THE EXERCISE:
Your output is the lines from the first one to the one containing "const values = [5594, 5233, 6015];", repeated exactly, with images left out.

GIVEN MATERIAL:
──────────────────────────────

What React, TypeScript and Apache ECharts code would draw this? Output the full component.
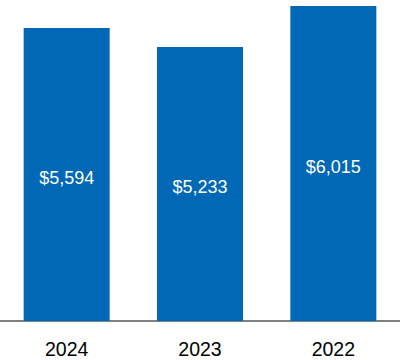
import React, { useEffect, useRef } from "react";
import * as echarts from "echarts";

const categories = ["2024", "2023", "2022"];
const values = [5594, 5233, 6015];

export default function App() {
  const ref = useRef<HTMLDivElement>(null);
  useEffect(() => {
    if (!ref.current) return;
    const chart = echarts.init(ref.current, null, { renderer: "svg" });
    chart.setOption({
      animation: false,
      grid: { left: 0, right: 0, top: 6, bottom: 39 },
      xAxis: {
        type: "category",
        data: categories,
        axisLine: { show: true, lineStyle: { color: "#808080", width: 2 } },
        axisTick: { show: false },
        axisLabel: {
          color: "#000",
          fontSize: 19.5,
          fontFamily: "Liberation Sans, Arial, sans-serif",
          margin: 18,
        },
      },
      yAxis: {
        type: "value",
        min: 0,
        max: 6015,
        show: false,
        splitLine: { show: false },
      },
      series: [
        {
          type: "bar",
          data: values,
          barWidth: 86,
          itemStyle: { color: "#0068B5" },
          label: {
            show: true,
            position: "inside",
            offset: [0, 3],
            color: "#fff",
            fontSize: 18,
            fontFamily: "Liberation Sans, Arial, sans-serif",
            formatter: (p: any) => "$" + p.value.toLocaleString("en-US"),
          },
        },
      ],
    });
    return () => chart.dispose();
  }, []);
  return <div ref={ref} style={{ width: 400, height: 360, position: "absolute", left: 0, top: 0 }} />;
}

──────────────────────────────

REPLY:
What React, TypeScript and Apache ECharts code would draw this? Output the full component.
import React, { useEffect, useRef } from "react";
import * as echarts from "echarts";

const categories = ["2024", "2023", "2022"];
const values = [5594, 5233, 6015];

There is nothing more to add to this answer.